We need to let them have that opportunity. And then we need to establish that any data set that's out there, and the methods that are used to filter it, massage it, demonstrate how it works, are documented. I would recommend that we talk to the folks at code repositories like SourceForge about versioning information and data set check in.

That it takes FOIA requests to get data sets and methodologies released is a travesty in climate science. I propose that policy decisions can only be made based on data sets that are published with an open source or creative commons license, such as Creative Commons Attribution-No Derivative, and that the source code of all statistical tools and all statistical methods used to interpret and analyze them be made open as well. We're all being asked to pony up; shouldn't we allow informed citizens to see what it is they're buying with their tax dollars?


  1. Just a few points, but there seems to be some impression that most, if not all, data and models used in climate science are not publically available. This is utterly untrue.

    The vast majority of data, such as temperature data, being used is open and freely available to anyone who cares (See NASA, NOAA, etc). In the specific case of CRU (and some other research institutes also not in the US), some of the data is from National Meteorological Offices who have a remit to commercialize their data, and hence will only let scientists use it if they agree to keep it proprietary.

    While I agree this is bad and unneeded on the part of Met Offices, it is undeniable that:
    a) Proprietary data is only a subset of that used by CRU
    b) This data is either used in a proprietary manner or it cannot be analysed by scientists at all.

    So the question is: In the (small number) of cases where data cannot be released, because the owners of the data will not allow it, should any science be done on that data?

    Maybe you think not, but I think there is some value in it. Should they allowed to be published after peer review? I still think yes, as people can attempt to verify the results with independent datasets (very valuable!) even if they can't recheck the data themselves. (But again note that the Met Office is likely to be willing to let other scientists see the data as long as they agree to similar terms)

    To class this as "taking FOIA requests" doesn't really acknowledge the realities of the situation. In this instance the FOI requests were denied specifically because of this commercial agreement on the data.
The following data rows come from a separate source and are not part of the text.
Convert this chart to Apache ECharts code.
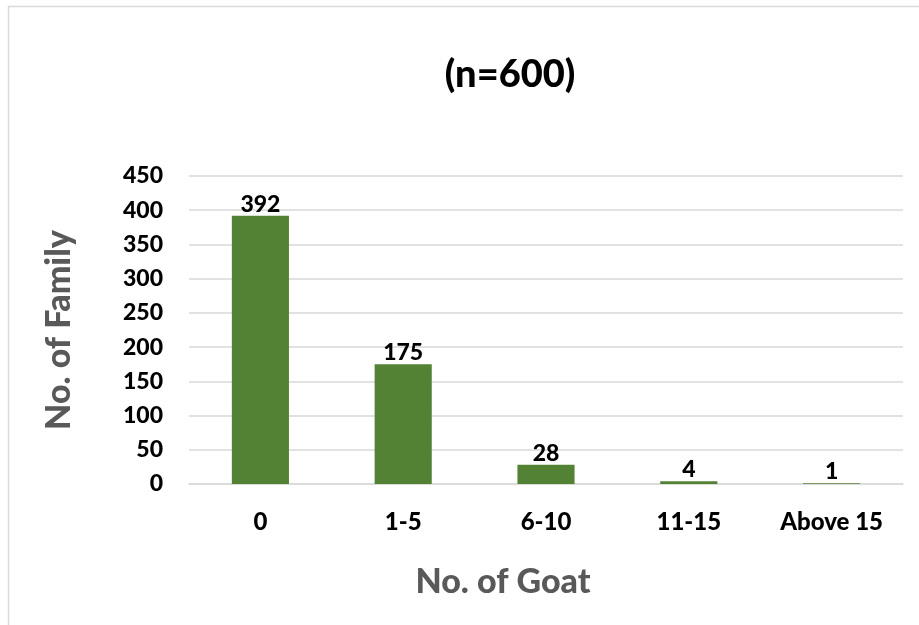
<!DOCTYPE html>
<html>
<head>
<meta charset="utf-8">
<script src="https://cdn.jsdelivr.net/npm/echarts@6/dist/echarts.min.js"></script>
<style>
  html, body { margin: 0; padding: 0; background: #ffffff; }
  #chart { width: 919px; height: 625px; }
</style>
</head>
<body>
<div id="chart"></div>
<script>
// Goat ownership per family
const categories = ['0', '1-5', '6-10', '11-15', 'Above 15'];
const families = [392, 175, 28, 4, 1];
const yTicks = { min: 0, max: 450, interval: 50 };

const FONT = 'Lato, "Open Sans", sans-serif';

const chart = echarts.init(document.getElementById('chart'), null, { renderer: 'canvas' });
chart.setOption({
  backgroundColor: '#ffffff',
  animation: false,
  graphic: [{
    type: 'rect',
    shape: { x: 8.5, y: 6.5, width: 940, height: 640 },
    style: { fill: 'none', stroke: '#d9d9d9', lineWidth: 1.5 },
    silent: true
  }],
  title: {
    text: '(n=600)',
    left: 505,
    top: 51,
    textAlign: 'center',
    textStyle: { fontFamily: FONT, fontWeight: 900, fontSize: 38, color: '#000000' }
  },
  grid: { left: 189, right: 16, top: 176, bottom: 141, containLabel: false },
  xAxis: {
    type: 'category',
    data: categories,
    name: 'No. of Goat',
    nameLocation: 'middle',
    nameGap: 81,
    nameTextStyle: {
      fontFamily: FONT, fontWeight: 900, fontSize: 34, color: '#595959',
      // the axis title sits left of the plot centre
      padding: [0, 86, 0, 0]
    },
    axisLine: { show: true, lineStyle: { color: '#d9d9d9', width: 1.5 } },
    axisTick: { show: false },
    axisLabel: { margin: 26, fontFamily: FONT, fontWeight: 900, fontSize: 24, color: '#000000' }
  },
  yAxis: {
    type: 'value',
    min: yTicks.min,
    max: yTicks.max,
    interval: yTicks.interval,
    name: 'No. of Family',
    nameLocation: 'middle',
    nameGap: 113,
    nameTextStyle: { fontFamily: FONT, fontWeight: 900, fontSize: 34, color: '#595959' },
    axisLine: { show: false },
    axisTick: { show: false },
    splitLine: { show: true, lineStyle: { color: '#d9d9d9', width: 1.5 } },
    axisLabel: { margin: 26, fontFamily: FONT, fontWeight: 900, fontSize: 23, color: '#000000' }
  },
  series: [{
    type: 'bar',
    data: families,
    barCategoryGap: '60%',
    itemStyle: { color: '#548235' },
    label: {
      show: true,
      position: 'top',
      distance: 0,
      fontFamily: FONT,
      fontWeight: 900,
      fontSize: 23,
      color: '#000000'
    }
  }]
});
</script>
</body>
</html>
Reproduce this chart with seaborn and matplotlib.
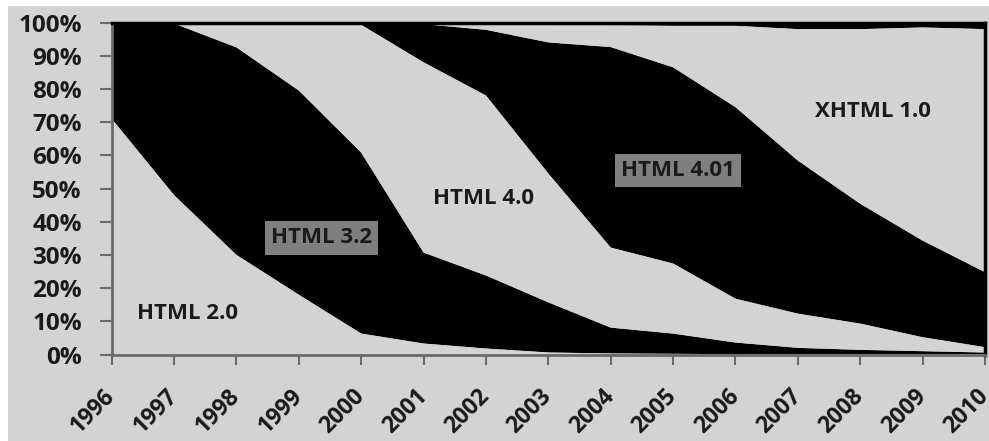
import matplotlib
matplotlib.use("Agg")
import matplotlib.pyplot as plt
from matplotlib.patches import Rectangle
import pandas as pd
import seaborn as sns
import seaborn.objects as so

# Share of pages by HTML version (percent of each year's total)
years = list(range(1996, 2011))
html_20 = [71.0, 48.0, 30.0, 18.0, 6.3, 3.3, 1.8, 0.6, 0.3, 0.2, 0.1, 0.1, 0.1, 0.1, 0.1]
html_32 = [29.0, 51.7, 62.5, 61.5, 54.5, 27.4, 22.0, 15.1, 7.8, 6.1, 3.5, 1.9, 1.3, 0.9, 0.5]
html_40 = [0.0, 0.3, 7.5, 20.5, 38.5, 57.3, 54.2, 38.8, 24.1, 21.1, 13.2, 10.3, 7.9, 4.2, 1.6]
html_401 = [0.0, 0.0, 0.0, 0.0, 0.7, 11.5, 19.8, 39.5, 60.4, 59.1, 57.7, 46.1, 36.1, 29.1, 22.6]
xhtml_10 = [0.0, 0.0, 0.0, 0.0, 0.0, 0.3, 1.7, 5.2, 6.6, 12.5, 24.5, 39.6, 52.6, 64.2, 73.2]
xhtml_11 = [0.0, 0.0, 0.0, 0.0, 0.0, 0.2, 0.5, 0.8, 0.8, 1.0, 1.0, 2.0, 2.0, 1.5, 2.0]

versions = ["HTML 2.0", "HTML 3.2", "HTML 4.0", "HTML 4.01", "XHTML 1.0", "XHTML 1.1"]
series = [html_20, html_32, html_40, html_401, xhtml_10, xhtml_11]

LIGHT = "#d3d3d3"
DARK = "#000000"
fills = [LIGHT, DARK, LIGHT, DARK, LIGHT, DARK]

rows = []
for name, vals, fc in zip(versions, series, fills):
    for yr, v in zip(years, vals):
        rows.append({"year": yr, "share": v, "version": name, "fill": fc})
df = pd.DataFrame(rows)

sns.set_theme(style="white")
plt.rcParams["font.family"] = ["Open Sans", "DejaVu Sans"]

W, H = 989, 441
fig = plt.figure(figsize=(W / 100, H / 100), dpi=100)
fig.patch.set_facecolor("white")
fig.add_artist(Rectangle((8 / W, 0), 1 - 8 / W, 1 - 6 / H, transform=fig.transFigure,
                         facecolor=LIGHT, edgecolor="none", zorder=0))

ax = fig.add_axes([111.7 / W, 1 - 354.5 / H, (985 - 111.7) / W, (354.5 - 22.5) / H])
ax.set_facecolor(LIGHT)

(
    so.Plot(df, x="year", y="share", color="fill", group="version")
    .add(so.Area(alpha=1, edgewidth=0), so.Stack())
    .scale(color=None)
    .on(ax)
    .plot()
)

ax.set_xlim(1996, 2010)
ax.set_ylim(0, 100)
ax.set_xlabel("")
ax.set_ylabel("")
ax.grid(False)

TICK_TEXT = "#1a1a1a"
ax.set_yticks(range(0, 101, 10))
ax.set_yticklabels([f"{v}%" for v in range(0, 101, 10)], fontsize=17.5, fontweight="bold",
                   color=TICK_TEXT)
ax.set_xticks(years)
ax.set_xticklabels([str(y) for y in years], rotation=45, ha="right", va="center",
                   rotation_mode="anchor", fontsize=16.5, fontweight="bold", color=TICK_TEXT)
ax.tick_params(axis="y", which="major", direction="out", length=8.5, width=1.5,
               color="#6a6a6a", left=True, pad=13)
ax.tick_params(axis="x", which="major", direction="out", length=7.5, width=1.5,
               color="#6a6a6a", bottom=True, pad=20)

for side in ("left", "bottom"):
    ax.spines[side].set_color("#6a6a6a")
    ax.spines[side].set_linewidth(2)
for side in ("top", "right"):
    ax.spines[side].set_color("#000000")
    ax.spines[side].set_linewidth(2.5)
for s in ax.spines.values():
    s.set_visible(True)
    s.set_zorder(5)

label_style = dict(fontsize=16, fontweight="bold", color="#1a1a1a",
                   ha="center", va="center", zorder=6)
box = dict(boxstyle="square,pad=0.28", facecolor="#7f7f7f", edgecolor="none")
ax.text(1997.22, 12.4, "HTML 2.0", **label_style)
ax.text(1999.36, 35.1, "HTML 3.2", bbox=box, **label_style)
ax.text(2001.96, 47.0, "HTML 4.0", **label_style)
ax.text(2005.08, 55.4, "HTML 4.01", bbox=box, **label_style)
ax.text(2008.2, 73.2, "XHTML 1.0", **label_style)

fig.savefig("out.png", dpi=100, facecolor=fig.get_facecolor())
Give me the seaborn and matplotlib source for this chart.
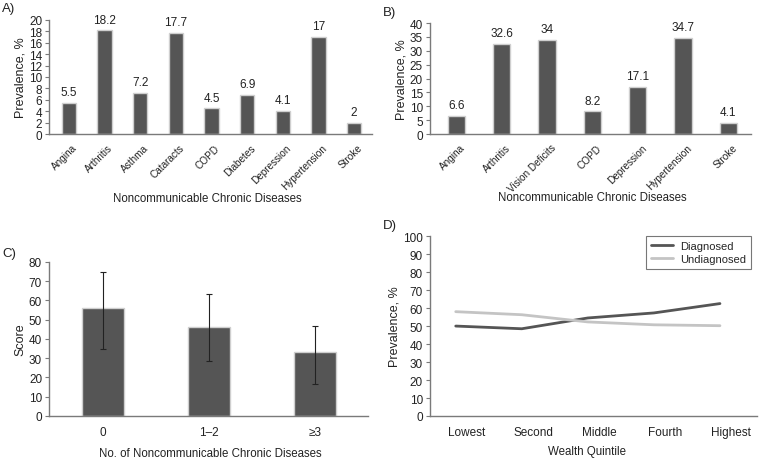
import numpy as np
import pandas as pd
import matplotlib.pyplot as plt
import seaborn as sns

sns.set_style("white")
plt.rcParams['font.family'] = ['Liberation Sans', 'DejaVu Sans']
plt.rcParams['font.size'] = 8

# panel A
diseases_a = ["Angina", "Arthritis", "Asthma", "Cataracts", "COPD", "Diabetes",
              "Depression", "Hypertension", "Stroke"]
prev_a = [5.5, 18.2, 7.2, 17.7, 4.5, 6.9, 4.1, 17, 2]

# panel B
diseases_b = ["Angina", "Arthritis", "Vision Deficits", "COPD", "Depression",
              "Hypertension", "Stroke"]
prev_b = [6.6, 32.6, 34, 8.2, 17.1, 34.7, 4.1]

# panel C
ncd_groups = ["0", "1\u20132", "\u22653"]
score_mean = [56, 46.3, 33.3]
score_low = [35, 28.8, 16.8]
score_high = [75, 63.3, 46.5]

# panel D
quintiles = ["Lowest", "Second", "Middle", "Fourth", "Highest"]
diagnosed = [50, 48.5, 54.5, 57.3, 62.5]
undiagnosed = [58, 56.3, 52.3, 50.7, 50.2]

bar_color = "#555555"
edge_color = "#cfcfcf"
axis_color = "#7a7a7a"
text_color = "#222222"

fig = plt.figure(figsize=(7.67, 4.6), dpi=100)


def style_axes(ax):
    for s in ["top", "right"]:
        ax.spines[s].set_visible(False)
    for s in ["left", "bottom"]:
        ax.spines[s].set_color(axis_color)
        ax.spines[s].set_linewidth(1)
    ax.tick_params(axis="y", left=True, length=3, color=axis_color, pad=2,
                   labelsize=8.5, labelcolor=text_color)
    ax.tick_params(axis="x", bottom=False, labelsize=7.2, labelcolor=text_color, pad=2.5)


def bar_panel(ax, cats, vals, ymax, step, width, xlim):
    df = pd.DataFrame({"cat": cats, "val": vals})
    sns.barplot(data=df, x="cat", y="val", color=bar_color, width=width,
                edgecolor=edge_color, linewidth=1, saturation=1, ax=ax)
    for i, v in enumerate(vals):
        ax.text(i, v + ymax * 0.04, f"{v:g}", ha="center", va="bottom",
                fontsize=8.5, color=text_color)
    ax.set_ylim(0, ymax)
    ax.set_yticks(np.arange(0, ymax + 1, step))
    ax.set_xlim(*xlim)
    ax.set_xlabel("")
    ax.set_ylabel("Prevalence, %", fontsize=9, color=text_color, labelpad=2)
    ax.set_xticks(np.arange(len(cats)) + 0.08)
    ax.set_xticklabels(cats, rotation=45, ha="right", rotation_mode="anchor")
    style_axes(ax)


# A
axA = fig.add_axes([0.0639, 0.7065, 0.421, 0.248])
bar_panel(axA, diseases_a, prev_a, 20, 2, 0.4, (-0.555, 8.5))
fig.text(0.27, 1 - 199 / 460, "Noncommunicable Chronic Diseases", ha="center",
         va="center", fontsize=8.3, color=text_color)
fig.text(0.003, 1 - 9 / 460, "A)", ha="left", va="center", fontsize=9.5, color=text_color)

# B
axB = fig.add_axes([0.5606, 0.7065, 0.4185, 0.2413])
bar_panel(axB, diseases_b, prev_b, 40, 5, 0.38, (-0.58, 6.5))
fig.text(0.772, 1 - 198 / 460, "Noncommunicable Chronic Diseases", ha="center",
         va="center", fontsize=8.3, color=text_color)
fig.text(0.499, 1 - 13 / 460, "B)", ha="left", va="center", fontsize=9.5, color=text_color)

# C
axC = fig.add_axes([0.0639, 0.0935, 0.416, 0.3348])
dfc = pd.DataFrame({"grp": ncd_groups, "score": score_mean})
sns.barplot(data=dfc, x="grp", y="score", color=bar_color, width=0.39,
            edgecolor=edge_color, linewidth=1, saturation=1, ax=axC)
yerr = [np.array(score_mean) - np.array(score_low),
        np.array(score_high) - np.array(score_mean)]
axC.errorbar(range(3), score_mean, yerr=yerr, fmt="none", ecolor="#222222",
             elinewidth=0.8, capsize=2.5, capthick=0.8)
axC.set_ylim(0, 80)
axC.set_yticks(np.arange(0, 81, 10))
axC.set_xlim(-0.51, 2.5)
axC.set_xlabel("")
axC.set_ylabel("Score", fontsize=9, color=text_color, labelpad=2)
style_axes(axC)
axC.tick_params(axis="x", labelsize=8.5, pad=4)
fig.text(0.274, 1 - 454 / 460, "No. of Noncommunicable Chronic Diseases",
         ha="center", va="center", fontsize=8.3, color=text_color)
fig.text(0.003, 1 - 254 / 460, "C)", ha="left", va="center", fontsize=9.5, color=text_color)

# D
axD = fig.add_axes([0.5606, 0.0935, 0.4263, 0.391])
dfd = pd.DataFrame({"x": list(range(5)) * 2,
                    "val": diagnosed + undiagnosed,
                    "status": ["Diagnosed"] * 5 + ["Undiagnosed"] * 5})
sns.lineplot(data=dfd, x="x", y="val", hue="status",
             palette={"Diagnosed": "#555555", "Undiagnosed": "#c4c4c4"},
             linewidth=2, ax=axD)
axD.set_ylim(0, 100)
axD.set_yticks(np.arange(0, 101, 10))
axD.set_xlim(-0.39, 4.56)
axD.set_xticks(np.arange(5) + 0.17)
axD.set_xticklabels(quintiles)
axD.set_xlabel("")
axD.set_ylabel("Prevalence, %", fontsize=9, color=text_color, labelpad=2)
style_axes(axD)
axD.tick_params(axis="x", labelsize=8.5, pad=4)
leg = axD.legend(title=None, loc="upper right", bbox_to_anchor=(0.982, 1.0),
                 borderaxespad=0, frameon=True, fancybox=False, fontsize=8,
                 handlelength=2.0, handletextpad=0.6, borderpad=0.45,
                 labelspacing=0.25)
leg.get_frame().set_edgecolor("#555555")
leg.get_frame().set_linewidth(0.8)
fig.text(0.765, 1 - 452 / 460, "Wealth Quintile", ha="center", va="center",
         fontsize=8.3, color=text_color)
fig.text(0.499, 1 - 226 / 460, "D)", ha="left", va="center", fontsize=9.5, color=text_color)

fig.savefig("out.png", dpi=100)
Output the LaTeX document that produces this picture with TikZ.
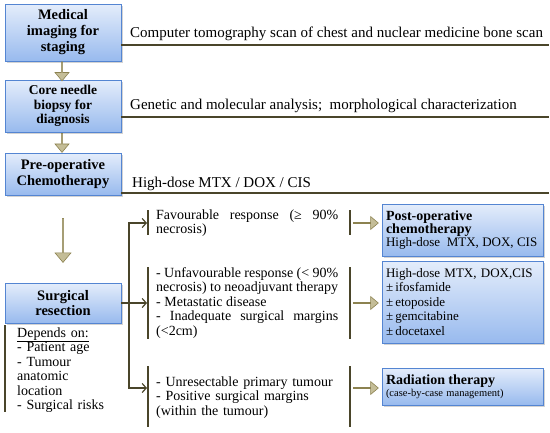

    The above is what I believe to be true. Now for a little opinion: The demand for data, models and more openness is a canard by certain people who attempt to hunt for the equivalent to gaps in the fossil record in the evolution argument.

    The GISS data and model are right there, open ready for anyone to look at and critque. How many of the FOIAers have produced critisim of the methodology and data based on this openness?

  2. M, my understanding is that Steve McIntyre and co. have been doing exactly that, where they can. And they have found problems which have later been corrected as a result of their criticism.

    I think the code used to make the hockey stick graphs has not been available. and this is particularly of interest because it is where the claim that the latest warming is unprecedented comes from.

    The GISS model is of less interest possibly because it is one of a class of models that don't seem to make very good predictions. Nonetheless it would be interesting to see if anyone has analysed that code to see to what extent claims hold up that these models are tweaked until they hindcast correctly.

  3. McIntyre has commented on and used GISTEMP data, and pointed out corrections which have been taken in.

    My position remains: If the data sets, methods of analysis and source code are not open source, we should not be using them for public policy generation.

    The way to avoid being besieged by requests for data is to put the data out there. Give up the gate keeper role. Open a dialog.

    When independent attempts to recreate the MBH'98 and '99 studies cannot get the same results by the methods given, using the data given, the MBH '98 and '99 studies should NOT be used in the IPCC 4AR of 2007 (where they showed up in chapter 6 - after the Wegman analysis pointed out they couldn't be replicated, nor could North for the National Academy of Sciences.) covers this, with excerpts from the paper, the question and response, and the assessment from North are all covered.

    I'll be doing a post tomorrow on data sources, signal, noise, and relative weighting on data proxies and instrument information.

  4. Having done this sort of thing for a living... I think I agree with Mann. This code is you LIVELIHOOD. You don't just give it to every Tom, Dick, and Harry. There is also a great resistance to give it to a dishonest hack like McIntyre.

    However Ken.... you make some really good points... I'll think about it.

  5. It is rather difficult to have an honest discussion on the science of global warming when prominent scientists publicly deny the evidence of climate stability and global cooling, that they acknowledge in private.
    When the director of CRU UEA literally hopes the MET UK forecast of climate stability until at least 2020 is 'wrong'?
    How does one begin an honest dialogue with multiple million dollars of research funding at stake?

    If the director refuses to publicly acknowledge global cooling/climate stability for the past decade, due to a feared backlash within his own scientific community, there is not much room left for 'honest debate'.